MOUNT VERNON -- The Fifth District Appellate Court has affirmed a circuit court’s ruling where a man was sentenced to 140 years in prison after he was convicted in the sexual assault of a child.
Marlon Coleman appealed the St. Clair County Court verdict soon after it was rendered, alleging the trial court judge’s words to jurors about the meaning of “reasonable doubt” constituted a reasonable error.
After being asked for a definition of the term, court records show Circuit Judge Robert Haida responded: “It’s not beyond any doubt but it’s within the human realm beyond a reasonable doubt.”
In his appeal petition, Coleman argued those words all but “invited” jurors to convict even if they had doubts about the substance of the evidence presented against him.
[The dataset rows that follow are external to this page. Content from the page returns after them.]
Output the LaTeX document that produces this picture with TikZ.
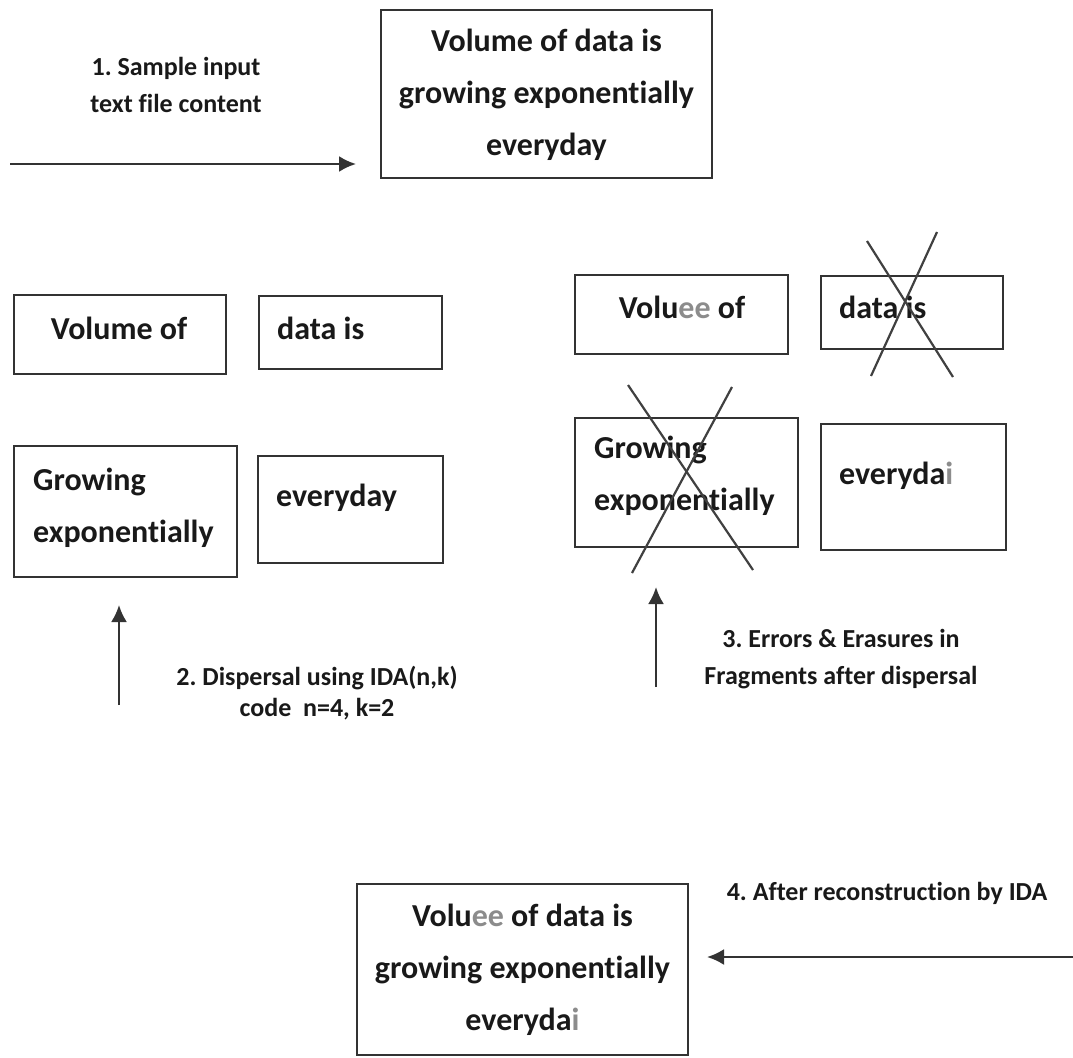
\documentclass[tikz,border=0pt]{standalone}
\usepackage{fontspec}
\setmainfont{Carlito}[Ligatures=NoCommon]
\usetikzlibrary{arrows.meta}
\frenchspacing

\tikzset{
  box/.style={draw=black!80, line width=2.4pt, inner sep=0pt},
  txt/.style={font=\fontsize{32}{52}\selectfont\bfseries, text=black!90, inner sep=0pt},
  lbl/.style={font=\fontsize{26}{37}\selectfont\bfseries, text=black!90, align=center, inner sep=0pt},
  flow/.style={-{Latex[length=17pt,width=16pt]}, line width=2.4pt, draw=black!80},
  cross/.style={line width=2.2pt, draw=black!75},
}
\newcommand{\badch}[1]{\textcolor{black!45}{#1}}

\begin{document}
\begin{tikzpicture}[x=1pt, y=-1pt]
\useasboundingbox (0,0) rectangle (1073,1057);

\node[box, minimum width=331, minimum height=168] (input) at (546.5,94) {};
\node[txt, align=center] (inputtxt) at (546.5,95) {Volume of data is\\growing exponentially\\everyday};
\node[lbl] (step1) at (176,85) {1. Sample input\\text file content};
\coordinate (in1) at (10,164);
\coordinate (in2) at (356,164);
\draw[flow] (in1) -- (in2);

\node[box, minimum width=212, minimum height=79] (fa) at (120,334.5) {};
\node[txt, anchor=base] (fatxt) at (119,339) {Volume of};
\node[box, minimum width=183, minimum height=73] (fb) at (350.5,332.5) {};
\node[txt, anchor=base west] (fbtxt) at (277,339) {data is};
\node[box, minimum width=223, minimum height=131] (fc) at (125.5,511.5) {};
\node[txt, anchor=base west, align=left] (fctxt) at (33,542) {Growing\\exponentially};
\node[box, minimum width=185, minimum height=107] (fd) at (350.5,509.5) {};
\node[txt, anchor=base west] (fdtxt) at (276,506) {everyday};

\coordinate (up2a) at (119,705);
\coordinate (up2b) at (119,605);
\draw[flow] (up2a) -- (up2b);
\node[lbl, font=\fontsize{26}{31}\selectfont\bfseries] (step2) at (317,693) {2. Dispersal using IDA(n,k)\\code\ \ n=4, k=2};

\node[box, minimum width=213, minimum height=79] (ea) at (681.5,314.5) {};
\node[txt, anchor=base] (eatxt) at (682,318) {Volu\badch{ee} of};
\node[box, minimum width=182, minimum height=73] (eb) at (912,312.5) {};
\node[txt, anchor=base west] (ebtxt) at (839,318) {data is};
\node[box, minimum width=223, minimum height=129] (ec) at (686.5,482.5) {};
\node[txt, anchor=base west, align=left] (ectxt) at (594,510) {Growing\\exponentially};
\node[box, minimum width=185, minimum height=126] (ed) at (913.5,487) {};
\node[txt, anchor=base west] (edtxt) at (839,484) {everyda\badch{i}};

\draw[cross] (867,241) -- (953,377);
\draw[cross] (937,232) -- (871,376);
\draw[cross] (628,385) -- (753,570);
\draw[cross] (732,387) -- (632,573);

\coordinate (up3a) at (656,687);
\coordinate (up3b) at (656,587);
\draw[flow] (up3a) -- (up3b);
\node[lbl] (step3) at (841,659) {3. Errors \& Erasures in\\Fragments after dispersal};

\node[box, minimum width=331, minimum height=171] (output) at (522.5,969.5) {};
\node[txt, align=center] (outputtxt) at (522.5,970) {Volu\badch{ee} of data is\\growing exponentially\\everyda\badch{i}};
\node[lbl] (step4) at (887,893) {4. After reconstruction by IDA};
\coordinate (rc1) at (1073,957);
\coordinate (rc2) at (707,957);
\draw[flow] (rc1) -- (rc2);
\end{tikzpicture}
\end{document}
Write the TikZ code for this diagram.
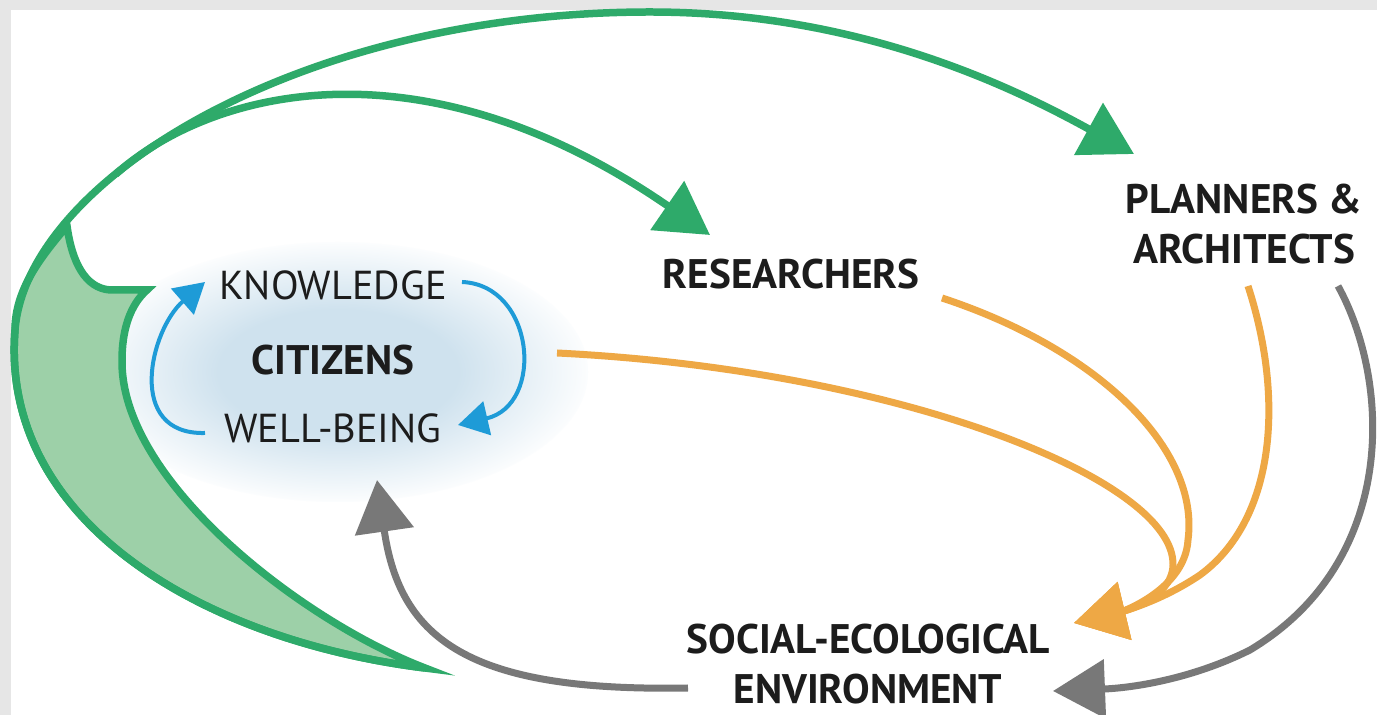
\documentclass[tikz,border=0pt]{standalone}
\usepackage{fontspec}
\setmainfont{PT Sans}
\usetikzlibrary{arrows.meta}
\definecolor{leafgreen}{HTML}{2EAA6A}
\definecolor{leaffill}{HTML}{9DD0A8}
\definecolor{amber}{HTML}{EEA845}
\definecolor{slate}{HTML}{787878}
\definecolor{skyblue}{HTML}{1E9BD7}
\definecolor{glowblue}{HTML}{CFE2EE}
\definecolor{framegray}{HTML}{E6E6E6}
\definecolor{ink}{HTML}{1C1C1C}
\pgfdeclareradialshading{glow}{\pgfpoint{0bp}{0bp}}{color(0bp)=(glowblue); color(12bp)=(glowblue); color(26bp)=(white); color(50bp)=(white)}
\tikzstyle{boldtxt} = [font=\fontsize{23.5}{28.5}\selectfont\bfseries, text=ink, inner sep=0pt]
\tikzstyle{thintxt} = [font=\fontsize{23}{27}\selectfont, text=ink, inner sep=0pt]
\tikzstyle{greenline} = [draw=leafgreen, line width=0.15cm]
\tikzstyle{amberline} = [draw=amber, line width=0.14cm]
\tikzstyle{slateline} = [draw=slate, line width=0.14cm]
\tikzstyle{blueline} = [draw=skyblue, line width=0.08cm, -{Triangle[length=0.6cm, width=0.68cm]}]
\tikzstyle{bigtip} = [-{Triangle[length=1.04cm, width=1.16cm]}]

\begin{document}
\begin{tikzpicture}[x=0.02cm, y=-0.02cm]

\useasboundingbox (0,0) rectangle (1377,715);
\fill[framegray] (0,0) rectangle (1377,715);
\fill[white] (11,10) rectangle (1377,715);
\shade[shading=glow] (338,372) ellipse (250 and 130);

\coordinate (swtip) at (425,668);
\coordinate (notch) at (147,290);
\coordinate (split) at (116,174);
\coordinate (tipPA) at (1134,154);
\coordinate (tipRes) at (710,235);
\coordinate (o1) at (557,353);
\coordinate (o2) at (942,298);
\coordinate (o3) at (1248,286);
\coordinate (tipEnv) at (1074,623);
\coordinate (g1) at (688,688);
\coordinate (tipCit) at (377,480);
\coordinate (g2) at (1338,286);
\coordinate (tipEnv2) at (1053,691);
\coordinate (b1) at (205,433);
\coordinate (tipK) at (205,282);
\coordinate (b2) at (462,282);
\coordinate (tipW) at (458,425);

\filldraw[greenline, fill=leaffill, line join=miter]
  (swtip) .. controls (300,620) and (120,480) .. (122,360)
  .. controls (122,330) and (130,305) .. (notch)
  -- (110,290) .. controls (85,288) and (72,262) .. (67,226)
  .. controls (40,258) and (15,290) .. (15,330)
  .. controls (0,520) and (200,640) .. (swtip) -- cycle;

\draw[greenline, bigtip] (swtip) .. controls (200,640) and (0,520) .. (15,330)
  .. controls (27,180) and (300,12) .. (650,12)
  .. controls (850,12) and (1000,80) .. (tipPA);
\draw[greenline, bigtip] (split) .. controls (210,90) and (420,35) .. (tipRes);

\draw[amberline, bigtip] (o1) .. controls (900,370) and (1175,480) .. (1173,565)
  .. controls (1172,600) and (1120,612) .. (tipEnv);
\draw[amberline, bigtip] (o2) .. controls (1100,350) and (1200,450) .. (1188,540)
  .. controls (1185,590) and (1120,612) .. (tipEnv);
\draw[amberline, bigtip] (o3) .. controls (1285,400) and (1275,520) .. (1200,575)
  .. controls (1160,602) and (1120,612) .. (tipEnv);

\draw[slateline, bigtip] (g1) .. controls (470,692) and (400,640) .. (tipCit);
\draw[slateline, bigtip] (g2) .. controls (1390,380) and (1400,560) .. (1250,650)
  .. controls (1190,680) and (1130,688) .. (tipEnv2);

\draw[blueline] (b1) .. controls (125,435) and (150,330) .. (tipK);
\draw[blueline] (b2) .. controls (535,285) and (545,405) .. (tipW);

\node[thintxt] (knowledge) at (333,285) {KNOWLEDGE};
\node[boldtxt] (citizens) at (333,360) {CITIZENS};
\node[thintxt] (wellbeing) at (333,428) {WELL-BEING};
\node[boldtxt] (researchers) at (791,274) {RESEARCHERS};
\node[boldtxt, align=center] (planners) at (1244,224) {PLANNERS \&\\ARCHITECTS};
\node[boldtxt, align=center] (environment) at (868,664) {SOCIAL-ECOLOGICAL\\ENVIRONMENT};

\end{tikzpicture}
\end{document}
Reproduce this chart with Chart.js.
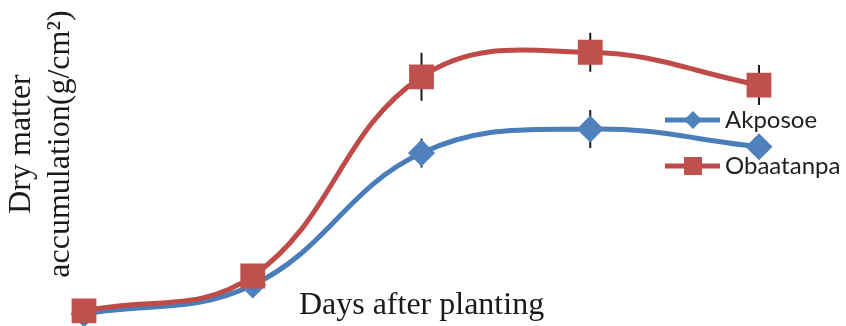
<!DOCTYPE html>
<html lang="en">
<head>
    <meta charset="UTF-8">
    <title>Dry matter accumulation</title>
    <style>
        body {
            margin: 0;
            padding: 0;
            background: #fff;
        }
        #chart {
            display: block;
        }
    </style>
</head>
<body>
    <canvas id="chart" width="846" height="326"></canvas>

    <script src="https://cdn.jsdelivr.net/npm/chart.js"></script>
    <script>
        // sampling stages (no tick labels shown in the figure)
        const stages = ['1', '2', '3', '4', '5'];

        const akposoe = [0.23, 1.31, 6.26, 7.16, 6.50];
        const akposoeErr = [0.1, 0.25, 0.54, 0.71, 0.44];

        const obaatanpa = [0.34, 1.65, 9.12, 10.04, 8.81];
        const obaatanpaErr = [0.1, 0.25, 0.90, 0.73, 0.75];

        const xTitle = 'Days after planting';
        const yTitle = ['Dry matter', 'accumulation(g/cm\u00B2)'];

        const serif = '32px "Liberation Serif", "Times New Roman", serif';

        // vertical error bars, drawn under the lines
        const errorBars = {
            id: 'errorBars',
            beforeDatasetsDraw(chart) {
                const ctx = chart.ctx;
                const y = chart.scales.y;
                ctx.save();
                ctx.strokeStyle = '#1a1a1a';
                ctx.lineWidth = 2;
                chart.data.datasets.forEach((ds, i) => {
                    const meta = chart.getDatasetMeta(i);
                    meta.data.forEach((pt, j) => {
                        const v = ds.data[j];
                        const e = ds.errors[j];
                        ctx.beginPath();
                        ctx.moveTo(pt.x, y.getPixelForValue(v + e));
                        ctx.lineTo(pt.x, y.getPixelForValue(v - e));
                        ctx.stroke();
                    });
                });
                ctx.restore();
            }
        };

        // axis titles: the original puts them partly inside the plot area
        const axisTitles = {
            id: 'axisTitles',
            beforeDatasetsDraw(chart) {
                const ctx = chart.ctx;
                const area = chart.chartArea;
                ctx.save();
                ctx.fillStyle = '#1a1a1a';
                ctx.font = serif;
                ctx.textAlign = 'center';
                ctx.textBaseline = 'middle';
                ctx.fillText(xTitle, (area.left + area.right) / 2, 306);

                ctx.translate(0, 144);
                ctx.rotate(-Math.PI / 2);
                yTitle.forEach((line, i) => {
                    ctx.fillText(line, 0, 22 + i * 39);
                });
                ctx.restore();
            }
        };

        // legend sits over the plot, like the original
        const overlayLegend = {
            id: 'overlayLegend',
            afterDraw(chart) {
                const ctx = chart.ctx;
                const rows = [120, 166];
                ctx.save();
                chart.data.datasets.forEach((ds, i) => {
                    const cy = rows[i];
                    ctx.strokeStyle = ds.borderColor;
                    ctx.lineWidth = 5;
                    ctx.beginPath();
                    ctx.moveTo(665, cy);
                    ctx.lineTo(720, cy);
                    ctx.stroke();

                    ctx.fillStyle = ds.pointBackgroundColor;
                    ctx.beginPath();
                    if (ds.pointStyle === 'rectRot') {
                        ctx.moveTo(693, cy - 9);
                        ctx.lineTo(702, cy);
                        ctx.lineTo(693, cy + 9);
                        ctx.lineTo(684, cy);
                        ctx.closePath();
                    } else {
                        ctx.rect(693 - 9, cy - 9, 18, 18);
                    }
                    ctx.fill();

                    ctx.fillStyle = '#222';
                    ctx.font = '24px Lato';
                    ctx.textBaseline = 'middle';
                    ctx.fillText(ds.label, 725, cy);
                });
                ctx.restore();
            }
        };

        const ctx = document.getElementById('chart').getContext('2d');

        new Chart(ctx, {
            type: 'line',
            data: {
                labels: stages,
                datasets: [
                    {
                        label: 'Akposoe',
                        data: akposoe,
                        errors: akposoeErr,
                        order: 1,
                        borderColor: '#4A7EBB',
                        backgroundColor: '#4F81BD',
                        pointBackgroundColor: '#4F81BD',
                        pointBorderColor: '#4F81BD',
                        pointStyle: 'rectRot',
                        pointRadius: 10,
                        borderWidth: 5,
                        tension: 0.4,
                        clip: false
                    },
                    {
                        label: 'Obaatanpa',
                        data: obaatanpa,
                        errors: obaatanpaErr,
                        order: 0,
                        borderColor: '#BE4B48',
                        backgroundColor: '#C0504D',
                        pointBackgroundColor: '#C0504D',
                        pointBorderColor: '#C0504D',
                        pointStyle: 'rect',
                        pointRadius: 14,
                        borderWidth: 5,
                        tension: 0.4,
                        clip: false
                    }
                ]
            },
            options: {
                responsive: false,
                animation: false,
                layout: {
                    autoPadding: false,
                    padding: { top: 0, left: 84, right: 87, bottom: 6 }
                },
                plugins: {
                    legend: { display: false },
                    tooltip: { enabled: false }
                },
                scales: {
                    x: { display: false },
                    y: { display: false, min: 0, max: 12 }
                }
            },
            plugins: [axisTitles, errorBars, overlayLegend]
        });
    </script>
</body>
</html>
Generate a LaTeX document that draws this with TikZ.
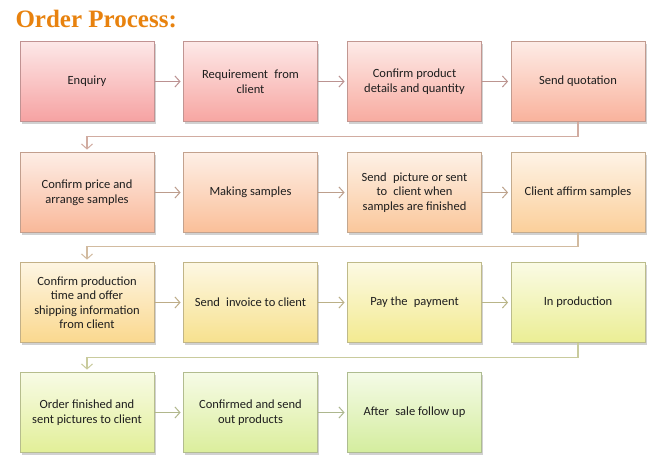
\documentclass[tikz,border=0pt]{standalone}
\usepackage{fontspec}
\setmainfont{Carlito}
\newfontfamily\titlefont{Liberation Serif}
\usetikzlibrary{arrows.meta,shadows}
\definecolor{titleorange}{HTML}{E8820E}
\definecolor{txt}{HTML}{1E1E1E}
% bottom colours of boxes
\definecolor{cA}{HTML}{F6A2A2}
\definecolor{cB}{HTML}{F7A6A2}
\definecolor{cC}{HTML}{F8ABA0}
\definecolor{cD}{HTML}{F9B29C}
\definecolor{cE}{HTML}{F9B899}
\definecolor{cF}{HTML}{FABF99}
\definecolor{cG}{HTML}{FAC79B}
\definecolor{cH}{HTML}{FBCF9A}
\definecolor{cI}{HTML}{FAD88E}
\definecolor{cJ}{HTML}{F7E18E}
\definecolor{cK}{HTML}{F3EA90}
\definecolor{cL}{HTML}{EBEE94}
\definecolor{cM}{HTML}{E2EF98}
\definecolor{cN}{HTML}{DBEE9C}
\definecolor{cO}{HTML}{D4ED9E}
\tikzset{
  procbox/.style={draw=#1!55!gray, line width=0.8pt,
    top color=#1!25!white, bottom color=#1,
    minimum width=134pt, minimum height=80pt, inner sep=2pt,
    align=center, text=txt, font=\fontsize{12.5}{14.5}\selectfont,
    drop shadow={shadow xshift=1.5pt, shadow yshift=-2pt, fill=black!45, opacity=0.4}},
  conn/.style={draw=#1, line width=1.1pt,
    -{Straight Barb[length=5pt, width=11pt, line width=1pt]}, shorten >=2.5pt},
}
\begin{document}
\begin{tikzpicture}[x=1pt, y=-1pt]
\useasboundingbox (0,0) rectangle (657,461);
\fill[white] (0,0) rectangle (657,461);
\node[anchor=base west, text=titleorange, font=\titlefont\bfseries\fontsize{25}{28}\selectfont] (title) at (12,27.5) {Order Process:};

% row 1
\node[procbox=cA] (n1) at (87,81.5) {Enquiry};
\node[procbox=cB] (n2) at (250.5,81.5) {Requirement\enspace from\\client};
\node[procbox=cC] (n3) at (414.5,81.5) {Confirm product\\details and quantity};
\node[procbox=cD] (n4) at (578,81.5) {Send quotation};
% row 2
\node[procbox=cE] (n5) at (87,192.5) {Confirm price and\\arrange samples};
\node[procbox=cF] (n6) at (250.5,192.5) {Making samples};
\node[procbox=cG] (n7) at (414.5,192.5) {Send\enspace picture or sent\\to\enspace client when\\samples are finished};
\node[procbox=cH] (n8) at (578,192.5) {Client affirm samples};
% row 3
\node[procbox=cI] (n9) at (87,302.5) {Confirm production\\time and offer\\shipping information\\from client};
\node[procbox=cJ] (n10) at (250.5,302.5) {Send\enspace invoice to client};
\node[procbox=cK] (n11) at (414.5,302.5) {Pay the\enspace payment};
\node[procbox=cL] (n12) at (578,302.5) {In production};
% row 4
\node[procbox=cM] (n13) at (87,412.5) {Order finished and\\sent pictures to client};
\node[procbox=cN] (n14) at (250.5,412.5) {Confirmed and send\\out products};
\node[procbox=cO] (n15) at (414.5,412.5) {After\enspace sale follow up};

% connectors
\draw[conn=cA!50!gray] (n1) -- (n2);
\draw[conn=cB!50!gray] (n2) -- (n3);
\draw[conn=cC!50!gray] (n3) -- (n4);
\draw[conn=cD!60!gray!85!white] (n4.south) -- ++(0,15) -| (n5.north);
\draw[conn=cE!50!gray] (n5) -- (n6);
\draw[conn=cF!50!gray] (n6) -- (n7);
\draw[conn=cG!50!gray] (n7) -- (n8);
\draw[conn=cH!60!gray!85!white] (n8.south) -- ++(0,14) -| (n9.north);
\draw[conn=cI!50!gray] (n9) -- (n10);
\draw[conn=cJ!50!gray] (n10) -- (n11);
\draw[conn=cK!50!gray] (n11) -- (n12);
\draw[conn=cL!60!gray!85!white] (n12.south) -- ++(0,15) -| (n13.north);
\draw[conn=cM!50!gray] (n13) -- (n14);
\draw[conn=cN!50!gray] (n14) -- (n15);
\end{tikzpicture}
\end{document}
“The judge went beyond telling the jurors they must define reasonable doubt for themselves, and instead subsequently defined it for them by comparing the criminal and civil standards, by stating it was not beyond all doubt or any doubt, and most importantly, by explaining reasonable doubt is ‘within the human realm,’” Coleman added as part of his appeal.
In rendering its final verdict, the appellate court asserted not only had the trial judge’s words been taken out of context, but that the plaintiff also failed to factor that Illinois courts “have repeatedly held that the term ‘reasonable doubt’ is self-defining.”
"We agree with the state that the idea that merely hearing the term ‘human realm’ somehow would invoke for the potential jury members the concept that humans are fallible and capable of error, and that the potential jury members could therefore justify to themselves any error they made in holding the state to a lower standard than that required by the law, is far too attenuated and speculative," the ruling states.
The appellate panel included Justices James R. Moore, John Barberis and Judy Cates.